Déjà auteur de plusieurs épais volumes savants consacrés à Wagner, Jean-Jacques Nattiez a été bien avisé d’écouter la suggestion d’un collègue, et de ramener à un nombre de pages extrêmement raisonnable la quintessence de tout ce savoir, pour « réunir en un petit livre l’essentiel de [s]es conclusions ». L’ouvrage qui en résulte se présente comme une sorte de guide des grandes préoccupations wagnériennes, qu’on peut supposer destiné aux néophytes puisque les différents chapitres s’ouvrent sur un résumé de l’intrigue de chacun des dix opéras couramment inscrits au répetoire. L’auteur a d’ailleurs fait le choix de « ne pas traite[r] ici des opéras qui ne sont plus guère joués aujourd’hui » alors même que, bicentenaire oblige, on a vu se multiplier les reprises des trois opus lyriques du jeune, Les Fées, La Défense d’aimer et Rienzi – reprises probablement sans lendemain pour les deux premiers, mais pas pour le troisième, du moins on l’espère.

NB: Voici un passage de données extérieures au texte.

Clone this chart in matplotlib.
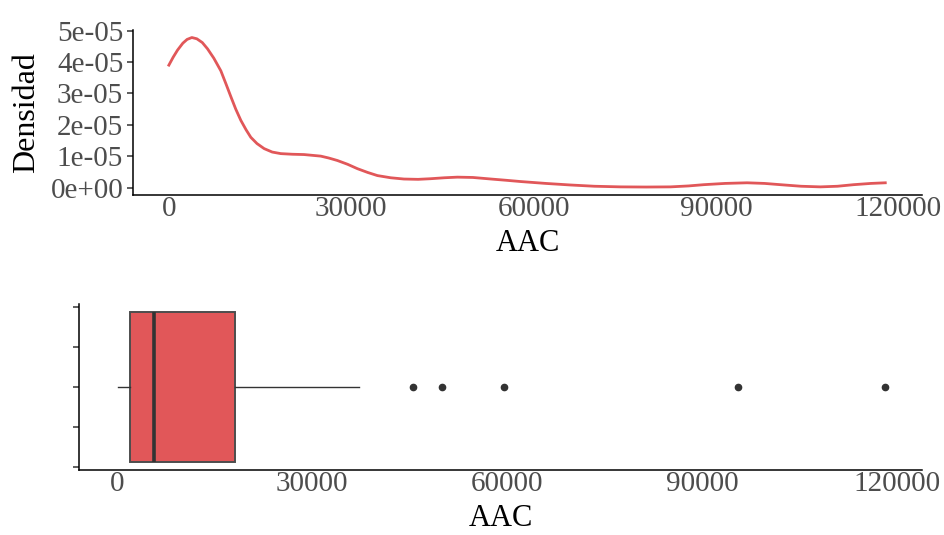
import matplotlib
matplotlib.use("Agg")
import matplotlib.pyplot as plt

plt.rcParams['font.family'] = ['Liberation Serif', 'DejaVu Serif']

# AAC density estimate (x, density in units of 1e-5)
dens_x = [0, 700, 1430, 2300, 3000, 3780, 4600, 5500, 6360, 7400, 8550, 9400,
          10190, 11000, 11840, 12700, 13480, 14500, 15670, 17000, 18410, 20300,
          22240, 24990, 26300, 27730, 29400, 31020, 32700, 34310, 36500, 38680,
          41000, 43070, 45300, 47460, 50000, 53000, 55500, 57860, 62000, 66080,
          70000, 74300, 78500, 82520, 85500, 88000, 91500, 95120, 98000, 100600,
          104000, 107180, 110000, 112650, 115500, 117860]
dens_y = [3.90, 4.15, 4.38, 4.60, 4.72, 4.78, 4.74, 4.62, 4.42, 4.12, 3.72, 3.30,
          2.90, 2.50, 2.14, 1.84, 1.60, 1.40, 1.24, 1.13, 1.08, 1.06,
          1.05, 1.00, 0.94, 0.86, 0.74, 0.60, 0.48, 0.38, 0.31, 0.27,
          0.26, 0.28, 0.31, 0.33, 0.32, 0.27, 0.23, 0.19, 0.13, 0.08,
          0.04, 0.02, 0.015, 0.02, 0.05, 0.09, 0.13, 0.15, 0.13, 0.09,
          0.04, 0.02, 0.04, 0.09, 0.13, 0.15]

# AAC boxplot summary
whisker_low = 50
box_q1 = 2000
box_median = 5640
box_q3 = 18050
whisker_high = 37280
outliers = [45540, 49950, 59510, 95520, 118220]

x_ticks = [0, 30000, 60000, 90000, 120000]
x_tick_labels = ['0', '30000', '60000', '90000', '120000']
y_ticks = [0, 1e-5, 2e-5, 3e-5, 4e-5, 5e-5]
y_tick_labels = ['0e+00', '1e-05', '2e-05', '3e-05', '4e-05', '5e-05']

red = '#E15759'
tick_grey = '#4d4d4d'

fig = plt.figure(figsize=(9.45, 5.35), dpi=100)

x_lo, x_hi = -5900, 123900


def style_axes(ax):
    for side in ['top', 'right']:
        ax.spines[side].set_visible(False)
    for side in ['left', 'bottom']:
        ax.spines[side].set_linewidth(1.1)
        ax.spines[side].set_color('black')
    ax.tick_params(axis='x', length=0, pad=1, labelsize=21, labelcolor=tick_grey)
    ax.tick_params(axis='y', length=4, width=1.1, pad=3, labelsize=21,
                   labelcolor=tick_grey, color='#333333')
    ax.set_xlim(x_lo, x_hi)
    ax.set_xticks(x_ticks)
    ax.set_xticklabels(x_tick_labels)
    ax.set_xlabel('AAC', fontsize=22, labelpad=5)


# density panel
ax1 = fig.add_axes([133 / 945, 1 - 195 / 535, 789 / 945, 165 / 535])
ax1.plot(dens_x, [d * 1e-5 for d in dens_y], color=red, linewidth=2.0,
         solid_joinstyle='round')
style_axes(ax1)
ax1.set_ylim(-0.239e-5, 5.02e-5)
ax1.set_yticks(y_ticks)
ax1.set_yticklabels(y_tick_labels)
ax1.set_ylabel('Densidad', fontsize=23, labelpad=7)

# boxplot panel
ax2 = fig.add_axes([79 / 945, 1 - 470 / 535, 843 / 945, 166 / 535])
stats = [{
    'whislo': whisker_low, 'q1': box_q1, 'med': box_median,
    'q3': box_q3, 'whishi': whisker_high, 'fliers': outliers,
}]
ax2.bxp(stats, positions=[0], widths=0.75, vert=False, patch_artist=True,
        showcaps=False,
        boxprops=dict(facecolor=red, edgecolor='#4d4d4d', linewidth=1.4),
        medianprops=dict(color='#333333', linewidth=2.6),
        whiskerprops=dict(color='#333333', linewidth=1.0),
        flierprops=dict(marker='o', markersize=4.5, markerfacecolor='#333333',
                        markeredgecolor='#333333', linestyle='none'))
style_axes(ax2)
ax2.set_ylim(-0.4125, 0.4125)
ax2.set_yticks([-0.4, -0.2, 0, 0.2, 0.4])
ax2.set_yticklabels([])

fig.savefig('out.png', dpi=100)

Le sous-titre est aussi éclairant qu’alléchant : « Art poétique, rêve et sexualité » résume bien les axes de la réflexion de Jean-Jacques Nattiez, qu’on trouve réitérées en fin de parcours. L’autoréférentialité renvoie au fait que Wagner, appartenant en cela à modernité, aime à s’interroger dans ses œuvres sur l’art même qu’il pratique. Selon lui, l’art poétique wagnérien, tel qu’exposé dans ses livrets, dans ses partitions ou dans ses écrits théoriques, privilégie le rêve comme source d’inspiration, ainsi que l’affirment de nombreux personnages des dix opéras examinés, ledit rêve débouchant en général sur un « chant » en bonne et due forme. Cet art poétique se caractérise aussi par plusieurs hésitations liées : « entre l’optimisme révolutionnaire mâtiné de Feuerbachet le pessimisme résigné à la Schopenhauer », « entre l’amour spirituel et l’amour charnel », « entre un style d’écriture musicale diatonique et un style chromatique », « entre la domination du poème et celle de la musique ». Rien de schématique dans la démarche, régulièrement affinée par des nuances et des mises au point bienvenues. Une longue fréquentation du compositeur permet à Jean-Jacques Nattiez de prétendre connaître la « vérité intime » ou « vérité profonde » de Wagner, même si celui-ci se montrait souvent « d’une parfaite mauvaise foi, la vérité de son œuvre étant toujours la dernière qu’il lui attribue ».
Considérant que Wagner aspirait à l’union du principe masculin (le poème) et du principe féminin (la musique), Jean-Jacques Nattiez voit dans son œuvre une aspiration à l’androgynie, sans oublier que « chez lui, plus une relation amoureuse est exogène, plus elle échoue ». Cette androgynie s’exprime principalement dans la Tétralogie (« androgynie à dominante masculine », sous l’impulsion de Siegmund), dans Tristan et Isolde (« à dominante féminine », sous la forme du désir de fusion que permet la mort), et dans Parsifal, androgynie alors asexuée (rédemption sans intervention de la femme, négation du désir).
Bien sûr, pour mieux tirer profit de toutes les informations et toutes les idées contenues dans ce volume, le lecteur aura malgré tout intérêt à déjà bien connaître l’œuvre de Wagner.